L’homme se forme par la peine ; ses vrais plaisirs, il doit les mériter
Autrement dit, il n’y a rien, sans peine. Pendant que certains trouvent la lecture d’un livre trop difficile, d’autres lisent avec plaisir, tout ce qui leur tombe d’intéressant sous la main. En effet, certains éprouvent du plaisir à faire l’effort de lire en essayant de comprendre, et chemin faisant, ils essaient de garder le schéma sémantique de l’œuvre romanesque et lorsqu’ils ont fini, ils ont en mémoire l’essentiel du contenu, et ce n’est pas rien surtout quand il s’agit de gros livres de 500 pages ou plus. Lire est une corvée difficile à accomplir, et sitôt qu’on a entamé les premières pages ou lignes, on abandonne pour ne jamais le reprendre. L’apprentissage de la lecture commence très tôt et se poursuit sans relâche. Que de bienfaits on perd en se privant de la lecture : niveau de culture et de mémorisation en régression, appauvrissement langagier, amenuisement des capacités de réflexion. Et tous ces préjudices sont dus aux efforts insuffisants. Il n’y a point d’expérience qui élève mieux un homme que la découverte d’un plaisir qu’il aurait toujours ignoré s’il n’avait point pris un peu de peine. Avec des efforts persistants fournis avec plaisir, on découvre des tranches de vie de divers personnages intéressants pour la formation psychologique, des univers sociaux culturels enrichissants, des itinéraires qui donnent à réfléchir en nous aidant à mieux comprendre la vie dans les succès et les échecs qu’elle nous réserve.

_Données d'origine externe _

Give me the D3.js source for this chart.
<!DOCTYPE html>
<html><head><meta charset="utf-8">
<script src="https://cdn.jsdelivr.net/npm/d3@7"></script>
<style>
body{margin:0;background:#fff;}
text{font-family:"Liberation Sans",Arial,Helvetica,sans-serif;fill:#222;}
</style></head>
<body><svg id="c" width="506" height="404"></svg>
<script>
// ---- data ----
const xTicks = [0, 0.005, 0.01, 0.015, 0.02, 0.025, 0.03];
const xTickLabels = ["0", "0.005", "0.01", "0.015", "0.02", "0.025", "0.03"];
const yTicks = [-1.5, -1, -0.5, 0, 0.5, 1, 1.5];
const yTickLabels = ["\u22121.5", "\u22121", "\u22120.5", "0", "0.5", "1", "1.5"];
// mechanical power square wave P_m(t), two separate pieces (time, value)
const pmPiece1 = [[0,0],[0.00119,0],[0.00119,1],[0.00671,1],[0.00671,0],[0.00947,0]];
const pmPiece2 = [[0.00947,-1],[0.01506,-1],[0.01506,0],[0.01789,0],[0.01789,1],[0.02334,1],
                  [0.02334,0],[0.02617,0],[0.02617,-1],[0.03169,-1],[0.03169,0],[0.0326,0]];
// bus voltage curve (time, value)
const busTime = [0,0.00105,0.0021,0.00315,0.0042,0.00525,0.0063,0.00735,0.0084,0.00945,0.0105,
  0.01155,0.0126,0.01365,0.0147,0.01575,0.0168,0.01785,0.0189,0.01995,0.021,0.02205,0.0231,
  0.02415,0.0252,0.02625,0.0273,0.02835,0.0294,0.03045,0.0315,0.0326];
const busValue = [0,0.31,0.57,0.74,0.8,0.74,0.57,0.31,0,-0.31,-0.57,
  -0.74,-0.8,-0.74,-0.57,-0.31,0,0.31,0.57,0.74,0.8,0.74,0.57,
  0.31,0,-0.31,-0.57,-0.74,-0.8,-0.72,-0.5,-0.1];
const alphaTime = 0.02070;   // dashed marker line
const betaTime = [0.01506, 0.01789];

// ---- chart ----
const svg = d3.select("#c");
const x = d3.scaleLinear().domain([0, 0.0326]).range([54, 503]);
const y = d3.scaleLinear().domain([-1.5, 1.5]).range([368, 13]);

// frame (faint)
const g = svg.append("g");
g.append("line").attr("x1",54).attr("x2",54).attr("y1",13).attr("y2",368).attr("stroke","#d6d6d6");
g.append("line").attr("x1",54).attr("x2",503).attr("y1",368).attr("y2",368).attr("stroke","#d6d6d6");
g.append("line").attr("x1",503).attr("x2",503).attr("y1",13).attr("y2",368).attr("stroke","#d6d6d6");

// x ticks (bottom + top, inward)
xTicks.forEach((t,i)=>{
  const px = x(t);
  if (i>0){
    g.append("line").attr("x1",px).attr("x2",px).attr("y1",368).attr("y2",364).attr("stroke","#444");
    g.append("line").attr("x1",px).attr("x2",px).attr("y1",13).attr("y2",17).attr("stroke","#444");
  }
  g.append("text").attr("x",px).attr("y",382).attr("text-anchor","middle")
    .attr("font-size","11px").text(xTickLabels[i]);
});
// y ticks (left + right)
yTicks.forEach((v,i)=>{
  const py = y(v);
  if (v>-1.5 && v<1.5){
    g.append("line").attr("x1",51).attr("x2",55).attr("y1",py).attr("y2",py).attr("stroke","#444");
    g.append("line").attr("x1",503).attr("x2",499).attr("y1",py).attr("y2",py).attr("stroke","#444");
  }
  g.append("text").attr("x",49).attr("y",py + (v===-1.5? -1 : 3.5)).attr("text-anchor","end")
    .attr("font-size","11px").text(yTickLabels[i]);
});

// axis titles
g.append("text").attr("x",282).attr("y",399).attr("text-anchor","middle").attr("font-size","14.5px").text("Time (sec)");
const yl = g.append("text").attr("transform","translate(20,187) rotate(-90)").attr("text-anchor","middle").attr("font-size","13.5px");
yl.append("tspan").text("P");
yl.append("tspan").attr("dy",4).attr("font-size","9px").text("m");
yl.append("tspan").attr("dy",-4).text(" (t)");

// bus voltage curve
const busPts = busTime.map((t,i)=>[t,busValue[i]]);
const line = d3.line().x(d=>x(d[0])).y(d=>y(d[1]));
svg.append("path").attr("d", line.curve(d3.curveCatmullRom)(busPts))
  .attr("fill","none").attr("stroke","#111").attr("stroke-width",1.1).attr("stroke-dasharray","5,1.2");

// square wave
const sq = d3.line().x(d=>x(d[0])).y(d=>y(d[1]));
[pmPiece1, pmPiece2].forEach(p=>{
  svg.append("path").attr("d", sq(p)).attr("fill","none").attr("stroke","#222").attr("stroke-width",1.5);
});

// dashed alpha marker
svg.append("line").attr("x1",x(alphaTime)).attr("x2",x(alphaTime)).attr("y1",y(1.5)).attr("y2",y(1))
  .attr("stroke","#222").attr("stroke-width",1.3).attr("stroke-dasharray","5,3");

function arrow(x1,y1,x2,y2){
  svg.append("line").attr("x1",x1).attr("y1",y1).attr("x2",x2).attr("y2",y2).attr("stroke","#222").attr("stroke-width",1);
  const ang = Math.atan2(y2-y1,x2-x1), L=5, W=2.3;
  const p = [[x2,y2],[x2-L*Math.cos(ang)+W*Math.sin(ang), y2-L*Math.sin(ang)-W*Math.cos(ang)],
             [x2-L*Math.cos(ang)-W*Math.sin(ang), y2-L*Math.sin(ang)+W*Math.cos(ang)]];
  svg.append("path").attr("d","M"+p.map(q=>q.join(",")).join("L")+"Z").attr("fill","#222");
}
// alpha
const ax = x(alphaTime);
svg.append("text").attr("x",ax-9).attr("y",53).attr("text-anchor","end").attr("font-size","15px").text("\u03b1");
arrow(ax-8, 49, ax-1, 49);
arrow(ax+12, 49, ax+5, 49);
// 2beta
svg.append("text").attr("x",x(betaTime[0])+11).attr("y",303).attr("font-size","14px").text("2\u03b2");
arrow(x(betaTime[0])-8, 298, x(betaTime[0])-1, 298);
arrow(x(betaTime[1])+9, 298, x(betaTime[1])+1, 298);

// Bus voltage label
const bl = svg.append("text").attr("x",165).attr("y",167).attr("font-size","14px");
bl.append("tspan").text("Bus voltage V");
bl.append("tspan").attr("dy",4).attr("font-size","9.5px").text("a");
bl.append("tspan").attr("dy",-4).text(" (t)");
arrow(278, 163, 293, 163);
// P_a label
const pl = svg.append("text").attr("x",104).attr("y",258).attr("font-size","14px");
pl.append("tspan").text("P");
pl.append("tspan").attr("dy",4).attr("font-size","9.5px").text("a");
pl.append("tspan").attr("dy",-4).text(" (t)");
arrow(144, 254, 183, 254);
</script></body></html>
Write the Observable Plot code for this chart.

Enfin ! Que chacun choisisse la voie qui lui convient. Enfin la géométrie par cartons peut plaire, mais dès qu’on arrive aux problèmes rigoureux de géométrie qui exigent beaucoup d’efforts de réflexion et de raisonnement, la plupart abandonnent par paresse, alors le plaisir dans l’effort constant de réflexion est immense, parce que la géométrie c’est l’art de raisonner juste sur des figures fausses. On ne se rend pas compte des profits que nous rapporte le fait de raisonner longtemps sur un problème difficile dont on finit par découvrir la solution. Aller à la recherche de solutions de problèmes, est un apprentissage difficile qui met à rude épreuve nos capacités de raisonnement mais combien exaltant, il devient presqu’un jeu dont on n’arrive plus à se départir tant le plaisir qu’il procure est immensément revigorant. Et lorsqu’on découvre les ficelles, on les manipule avec aisance et on est sur la voie du progrès.
Le langage des mathématiques et des mathématiciens est clair, simple d’accès facile pour tout le monde. On le découvre aisément à la lecture d’un roman écrit par un mathématicien. Beaucoup de mathématiciens sont devenus de très bons romanciers comme Tahar Djaout, Anouar Benmalek, Descartes et beaucoup d’autres qu’il est difficile de citer tant la liste est longue. On ne fait pas l’éloge des mathématiques, mais on essaie de faire comprendre le plaisir de l’effort de réflexion qu’elles exigent face à des problèmes et qui finit bénéfique à la longue. Bien des situations peuvent servir à illustrer le profit qu’on peut tirer de l’effort de réflexion. L’une d’elle est celle de la frivolité d’un enfant, dans son besoin de faire du bruit, mais qui a besoin de se sentir grandir par le travail, il passe du jeu au travail qui nécessite du sérieux face aux exercices qu’on lui demande de réaliser : besoin d’écoute attentive, discipline, efforts de réflexion qui débouche sur la compréhension.
En pédagogie, on dit qu’on ne doit jamais donner la noix épluchée à un enfant, parce que sa pensée s’engraisse comme une volaille et qu’il vaut mieux une pensée maigre qui chasse son gibier. Lorsqu’on l’oblige à éplucher lui-même la noix, c’est mieux pour lui car dans ce cas, il cherchera plus la voie de la facilité qui est la voie des plus grands paresseux qui trouve rebutant et difficile le décryptage d’un livre qui nécessite des efforts qui, prolongés finissent par procurer du plaisir.